La relación entre ética y política en la democracia moderna no deja de ser tensa y peligrosa porque ésta última introduce un complejo relativismo moral que, si bien permite la coexistencia en un plano de igualdad de las distintas concepciones propias de toda sociedad, no puede ser sostenido en el campo de la política. Es aquí cuando el poder, al penetrar la dimensión ética, introduce en ella una gran distorsión porque el discurso de la ética se convierte en una mera forma de justificación del poder. Por ese motivo no podemos entender la política sin los valores que la inspiran: la libertad, la justicia y la igualdad. La primera no se puede entender sin responsabilidad y con límites que fomenten la justicia y ésta a su vez propicie la igualdad de oportunidades.

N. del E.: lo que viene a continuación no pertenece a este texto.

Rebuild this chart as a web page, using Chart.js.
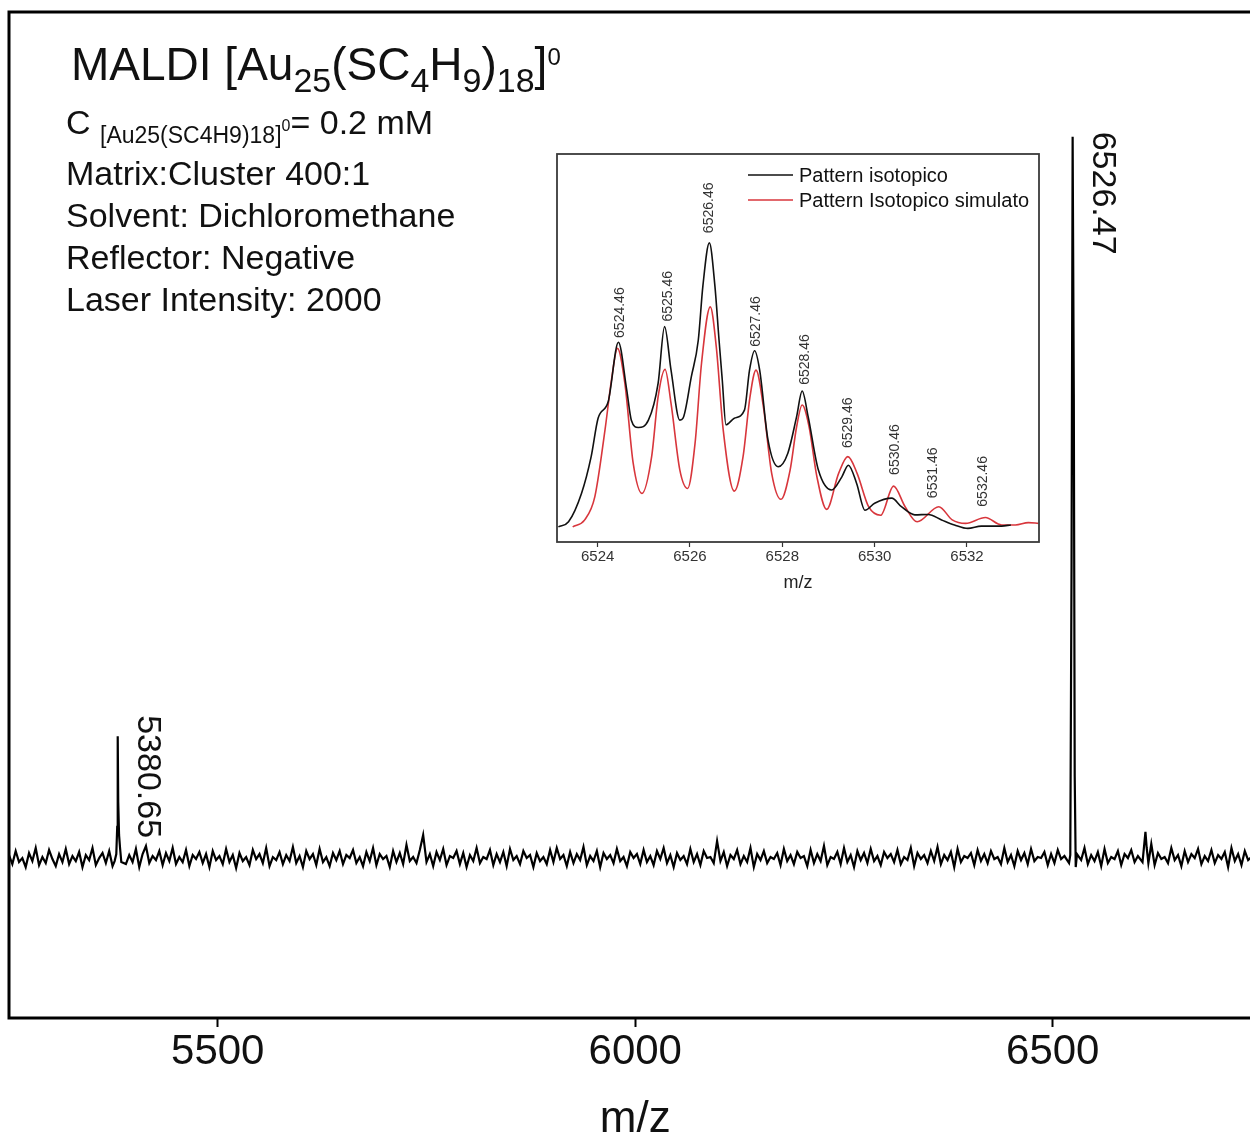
<!DOCTYPE html>
<html>
<head>
<meta charset="utf-8">
<title>MALDI Au25(SC4H9)18</title>
<script src="https://cdn.jsdelivr.net/npm/chart.js@4.4.1/dist/chart.umd.min.js"></script>
<style>
  html, body { margin: 0; padding: 0; background: #fff; overflow: hidden; }
  #wrap { position: relative; width: 1250px; height: 1142px; overflow: hidden; }
  #main { position: absolute; left: 0; top: 0; }
  #inset { position: absolute; left: 540px; top: 140px; }
</style>
</head>
<body>
<div id="wrap">
  <canvas id="main" width="1256" height="1142"></canvas>
  <canvas id="inset" width="520" height="470"></canvas>
</div>
<script>
// ---- main spectrum ----
const MAIN_TICKS = [5500, 6000, 6500];
const SPEC_START = 5250;
const SPEC_STEP = 4;
// baseline noise, one value every 4 m/z
const NOISE = [
  16.2,15.3,16.6,15.5,15.9,15.0,16.4,15.6,16.9,15.2,16.0,15.4,16.7,15.8,15.1,16.3,15.5,16.8,15.3,16.1,
  15.6,16.5,15.0,16.2,15.7,16.9,15.2,15.9,16.4,15.4,16.6,15.1,16.0,15.8,16.7,15.3,16.2,15.5,16.8,15.0,
  16.3,17.1,15.4,16.1,15.7,16.6,15.2,16.4,15.6,16.9,15.3,16.0,15.5,16.7,15.1,16.2,15.8,16.5,15.4,16.3,
  15.0,16.6,15.7,16.1,15.3,16.8,15.5,16.2,14.9,16.4,15.6,16.0,15.2,16.7,15.8,16.3,15.4,16.9,15.1,16.0,
  15.7,16.5,15.3,16.2,15.6,17.0,15.4,16.1,15.0,16.6,15.8,16.3,15.2,16.8,15.5,16.0,15.1,16.4,15.7,16.6,
  15.3,16.2,15.9,16.7,15.4,16.0,15.1,16.5,15.6,16.9,15.2,16.3,15.8,16.1,15.0,16.6,15.5,16.4,15.3,17.2,
  15.6,16.0,15.4,16.7,18.2,15.5,16.3,15.1,16.5,15.7,16.8,15.2,16.1,15.9,16.6,15.3,16.4,15.0,16.2,15.6,
  16.9,15.4,16.0,15.8,16.7,15.2,16.3,15.5,16.5,15.1,16.8,15.7,16.1,15.3,16.6,15.9,16.2,15.0,16.4,15.6,
  16.0,15.3,16.7,15.5,16.9,15.8,16.2,15.1,16.5,15.4,16.3,15.7,17.0,15.2,16.1,15.6,16.6,15.0,16.4,15.8,
  16.2,15.4,16.8,15.6,16.0,15.1,16.5,15.9,16.3,15.3,16.7,15.5,16.1,15.2,16.6,15.8,16.9,15.4,16.2,15.0,
  16.4,15.7,16.1,15.3,16.8,15.5,16.3,15.2,16.6,15.9,16.0,15.4,17.6,15.6,16.5,15.1,16.2,15.8,16.7,15.3,
  16.1,15.5,16.9,15.0,16.3,15.7,16.6,15.4,16.0,15.8,16.4,15.2,16.8,15.6,16.2,15.3,16.5,15.9,16.1,15.1,
  16.7,15.4,16.3,15.6,17.1,15.2,16.0,15.8,16.5,15.3,16.9,15.5,16.2,15.0,16.6,15.7,16.4,15.4,16.8,15.6,
  16.1,15.2,16.5,15.9,16.3,15.5,16.7,15.3,16.0,15.7,16.9,15.1,16.4,15.8,16.2,15.4,16.6,15.6,17.0,15.3,
  16.2,15.7,16.5,15.0,16.8,15.5,16.1,15.9,16.4,15.2,16.7,15.6,16.3,15.4,16.6,15.8,16.0,15.3,16.9,15.5,
  16.2,15.1,16.6,15.7,16.4,15.3,16.8,15.6,16.0,15.9,16.5,15.2,16.3,15.4,16.7,15.8,16.1,15.0,16.6,15.5,
  16.4,15.7,16.9,15.3,16.2,15.6,16.5,15.1,16.8,15.4,16.0,15.8,16.6,15.2,16.3,15.9,16.7,15.5,16.1,15.3,
  16.5,15.6,17.3,15.2,16.4,15.8,16.0,15.4,16.9,15.7,16.2,15.1,16.6,15.5,16.3,15.9,16.8,15.3,16.1,15.6,
  16.7,15.4,16.2,15.8,16.5,15.0,16.9,15.6,16.3,15.2,16.6,15.7,16.0,15.4,16.8,15.5,16.4,15.9,16.1,15.3
];
// the peaks above the noise
const PEAK_MZ = [5376.5, 5378.5, 5379.6, 5380.2, 5380.8, 5381.8, 5383.0, 5384.5,
                 6519.5, 6521.0, 6522.5, 6523.8, 6525.2, 6526.3, 6527.5, 6529.0,
                 6607.5, 6609.5, 6611.0, 6612.5, 6614.5];
const PEAK_INT = [15.6, 16.3, 19.0, 28.0, 21.5, 18.2, 16.9, 15.5,
                  15.4, 16.2, 45.0, 87.6, 62.0, 24.0, 15.0, 16.3,
                  15.5, 17.2, 18.5, 16.9, 15.4];
const LABEL_VALUES = [5380.65, 6526.47];
const LABEL_AT_MZ = [5380.2, 6523.8];
const LABEL_TOP = [30.1, 88.1];

// ---- inset: isotope pattern ----
const INSET_TICKS = [6524, 6526, 6528, 6530, 6532];
const SERIES_NAMES = ['Pattern isotopico', 'Pattern Isotopico simulato'];
const EXP_MZ = [6523.15,6523.37,6523.65,6523.86,6524.01,6524.23,6524.45,6524.63,6524.73,6524.88,
                6525.10,6525.31,6525.45,6525.59,6525.78,6525.85,6526.03,6526.18,6526.28,6526.42,
                6526.54,6526.63,6526.70,6526.78,6526.96,6527.18,6527.29,6527.40,6527.51,6527.69,
                6527.91,6528.12,6528.31,6528.43,6528.56,6528.78,6529.07,6529.29,6529.43,6529.61,
                6529.79,6530.00,6530.37,6530.58,6530.87,6531.16,6531.45,6531.73,6532.02,6532.31,
                6532.75,6532.95];
const EXP_INT = [3.9,5.2,12.5,22.0,31.9,36.2,51.5,39.2,31.4,29.5,
                 31.4,40.9,55.5,44.3,31.4,31.9,42.6,52.0,66.0,77.1,
                 66.0,52.0,41.7,30.2,31.9,34.0,44.3,49.3,44.3,26.3,
                 19.4,22.9,32.3,38.9,32.3,18.6,13.4,16.8,19.8,15.1,
                 8.2,10.0,11.3,9.1,7.0,7.1,5.7,4.4,3.5,4.1,
                 4.1,4.4];
const SIM_MZ = [6523.46,6523.72,6523.94,6524.16,6524.30,6524.43,6524.59,6524.77,6524.96,6525.17,
                6525.31,6525.46,6525.59,6525.78,6525.95,6526.11,6526.25,6526.44,6526.57,6526.72,
                6526.96,6527.15,6527.30,6527.43,6527.59,6527.77,6527.97,6528.17,6528.31,6528.43,
                6528.58,6528.75,6528.96,6529.22,6529.42,6529.62,6529.87,6530.13,6530.41,6530.66,
                6530.92,6531.39,6531.68,6531.97,6532.40,6532.75,6533.05,6533.33,6533.55];
const SIM_INT = [3.9,5.7,11.7,28.9,41.8,49.9,40.9,20.3,12.5,22.0,
                 37.4,44.5,35.7,18.6,13.8,25.4,46.0,60.6,50.3,28.9,
                 13.1,22.0,37.4,44.3,34.9,17.7,11.0,18.6,29.7,35.3,
                 29.7,16.8,8.4,17.7,22.0,17.7,9.1,6.9,14.4,9.1,
                 5.2,9.1,5.7,4.8,6.3,4.4,4.4,5.0,4.8];
const ISO_LABELS = [6524.46, 6525.46, 6526.46, 6527.46, 6528.46, 6529.46, 6530.46, 6531.46, 6532.46];
const ISO_LABEL_AT = [6524.48, 6525.52, 6526.41, 6527.43, 6528.49, 6529.42, 6530.44, 6531.27, 6532.36];
const ISO_LABEL_BOTTOM = [52.6, 56.8, 79.6, 50.3, 40.5, 24.2, 17.3, 11.3, 9.1];

const FONT = "'Liberation Sans', Arial, sans-serif";
Chart.defaults.font.family = FONT;
Chart.defaults.color = '#111';

function buildSpectrum() {
  const pts = [];
  NOISE.forEach((v, i) => {
    const x = SPEC_START + i * SPEC_STEP;
    if (PEAK_MZ.some(p => Math.abs(p - x) < 2.5)) return;
    pts.push({ x: x, y: v });
  });
  PEAK_MZ.forEach((x, i) => pts.push({ x: x, y: PEAK_INT[i] }));
  return pts.sort((a, b) => a.x - b.x);
}

function zip(xs, ys) {
  return xs.map((x, i) => ({ x: x, y: ys[i] }));
}

// draws text pieces one after another: [text, size, baseline shift]
function drawRuns(ctx, x, y, runs) {
  runs.forEach(r => {
    ctx.font = r[1] + 'px ' + FONT;
    ctx.fillText(r[0], x, y + r[2]);
    x += ctx.measureText(r[0]).width;
  });
}

const mainDecor = {
  id: 'mainDecor',
  afterDraw(chart) {
    const ctx = chart.ctx;
    const a = chart.chartArea;
    const xs = chart.scales.x, ys = chart.scales.y;
    ctx.save();
    ctx.strokeStyle = '#000';
    ctx.lineWidth = 3;
    ctx.strokeRect(a.left, a.top, a.right - a.left, a.bottom - a.top);

    ctx.fillStyle = '#111';
    ctx.textBaseline = 'alphabetic';
    ctx.textAlign = 'left';
    drawRuns(ctx, 71, 80, [['MALDI [Au', 46, 0], ['25', 34, 12], ['(SC', 46, 0], ['4', 34, 12],
      ['H', 46, 0], ['9', 34, 12], [')', 46, 0], ['18', 34, 12], [']', 46, 0], ['0', 24, -15]]);
    drawRuns(ctx, 66, 134, [['C ', 34, 0], ['[Au25(SC4H9)18]', 23, 8.7], ['0', 16, -3], ['= 0.2 mM', 34, 0]]);
    ctx.font = '34px ' + FONT;
    ctx.fillText('Matrix:Cluster 400:1', 66, 185);
    ctx.fillText('Solvent: Dichloromethane', 66, 227);
    ctx.fillText('Reflector: Negative', 66, 269);
    ctx.fillText('Laser Intensity: 2000', 66, 311);

    // peak labels, rotated
    ctx.font = '34px ' + FONT;
    ctx.textBaseline = 'middle';
    LABEL_VALUES.forEach((v, i) => {
      ctx.save();
      ctx.translate(xs.getPixelForValue(LABEL_AT_MZ[i]) + 30, ys.getPixelForValue(LABEL_TOP[i]));
      ctx.rotate(Math.PI / 2);
      ctx.fillText(v.toFixed(2), 0, 0);
      ctx.restore();
    });

    ctx.font = '44px ' + FONT;
    ctx.textAlign = 'center';
    ctx.fillText('m/z', xs.getPixelForValue(6000), 1120);
    ctx.restore();
  }
};

new Chart(document.getElementById('main'), {
  type: 'line',
  data: {
    datasets: [{
      data: buildSpectrum(),
      borderColor: '#000',
      borderWidth: 2.2,
      pointRadius: 0,
      tension: 0
    }]
  },
  options: {
    responsive: false,
    animation: false,
    devicePixelRatio: 1,
    layout: { padding: { left: 9, top: 12, right: 0, bottom: 0 } },
    plugins: { legend: { display: false }, tooltip: { enabled: false } },
    scales: {
      x: {
        type: 'linear',
        min: 5250,
        max: 6743.4,
        afterBuildTicks: s => { s.ticks = MAIN_TICKS.map(v => ({ value: v })); },
        afterFit: s => { s.height = 124; },
        border: { display: false },
        grid: { drawOnChartArea: false, drawTicks: true, tickLength: 9, tickWidth: 2, color: '#000' },
        ticks: { font: { size: 42 }, color: '#111', padding: 0, maxRotation: 0, callback: v => String(v) }
      },
      y: { display: false, min: 0, max: 100 }
    }
  },
  plugins: [mainDecor]
});

const insetDecor = {
  id: 'insetDecor',
  afterDraw(chart) {
    const ctx = chart.ctx;
    const a = chart.chartArea;
    const xs = chart.scales.x, ys = chart.scales.y;
    ctx.save();
    ctx.strokeStyle = '#3a3a3a';
    ctx.lineWidth = 1.8;
    ctx.strokeRect(a.left, a.top, a.right - a.left, a.bottom - a.top);

    ctx.fillStyle = '#333';
    ctx.font = '14px ' + FONT;
    ctx.textAlign = 'left';
    ctx.textBaseline = 'middle';
    ISO_LABELS.forEach((v, i) => {
      ctx.save();
      ctx.translate(xs.getPixelForValue(ISO_LABEL_AT[i]), ys.getPixelForValue(ISO_LABEL_BOTTOM[i]));
      ctx.rotate(-Math.PI / 2);
      ctx.fillText(v.toFixed(2), 0, 0);
      ctx.restore();
    });

    // legend
    const colors = ['#111', '#d8363c'];
    ctx.font = '20px ' + FONT;
    SERIES_NAMES.forEach((name, i) => {
      const y = 35 + i * 25;
      ctx.strokeStyle = colors[i];
      ctx.lineWidth = 1.6;
      ctx.beginPath();
      ctx.moveTo(208, y);
      ctx.lineTo(253, y);
      ctx.stroke();
      ctx.fillStyle = '#111';
      ctx.fillText(name, 259, y + 1);
    });

    ctx.fillStyle = '#222';
    ctx.font = '18px ' + FONT;
    ctx.textAlign = 'center';
    ctx.fillText('m/z', (a.left + a.right) / 2, 443);
    ctx.restore();
  }
};

new Chart(document.getElementById('inset'), {
  type: 'line',
  data: {
    datasets: [
      {
        label: SERIES_NAMES[0],
        data: zip(EXP_MZ, EXP_INT),
        borderColor: '#111',
        borderWidth: 1.6,
        pointRadius: 0,
        cubicInterpolationMode: 'monotone'
      },
      {
        label: SERIES_NAMES[1],
        data: zip(SIM_MZ, SIM_INT),
        borderColor: '#d8363c',
        borderWidth: 1.6,
        pointRadius: 0,
        cubicInterpolationMode: 'monotone'
      }
    ]
  },
  options: {
    responsive: false,
    animation: false,
    devicePixelRatio: 1,
    layout: { padding: { left: 17, top: 14, right: 21, bottom: 0 } },
    plugins: { legend: { display: false }, tooltip: { enabled: false } },
    scales: {
      x: {
        type: 'linear',
        min: 6523.12,
        max: 6533.56,
        afterBuildTicks: s => { s.ticks = INSET_TICKS.map(v => ({ value: v })); },
        afterFit: s => { s.height = 68; },
        border: { display: false },
        grid: { drawOnChartArea: false, drawTicks: true, tickLength: 5, tickWidth: 1.2, color: '#333' },
        ticks: { font: { size: 15 }, color: '#333', padding: 1, maxRotation: 0, callback: v => String(v) }
      },
      y: { display: false, min: 0, max: 100 }
    }
  },
  plugins: [insetDecor]
});
</script>
</body>
</html>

Estos valores deben de ser comunes a todos, un código de conducta que sirva como referente a la moral social. La filósofa Adela Cortina lleva años defendiendo que no es aceptable la idea de que existen varias morales cotidianas y una sola ética. Su discurso defiende la creación de un código de conducta que sirva como referente a la moral social, y nos enseñe la dignidad de alcanzar en la vida cotidiana una ética donde la libertad sea superior al servilismo y la esclavitud, la igualdad a la desigualdad, la solidaridad al desprecio, el respeto a la intolerancia, el diálogo al conflicto.

Esa es rebeldía y la actitud que nos esperanzan en volver a ser personas. Y a construir una ciudadanía con la que consigamos erradicar que se practique la ética a la caja. La única manera de limpiar la mugre moral de estos días de gloria tan populares.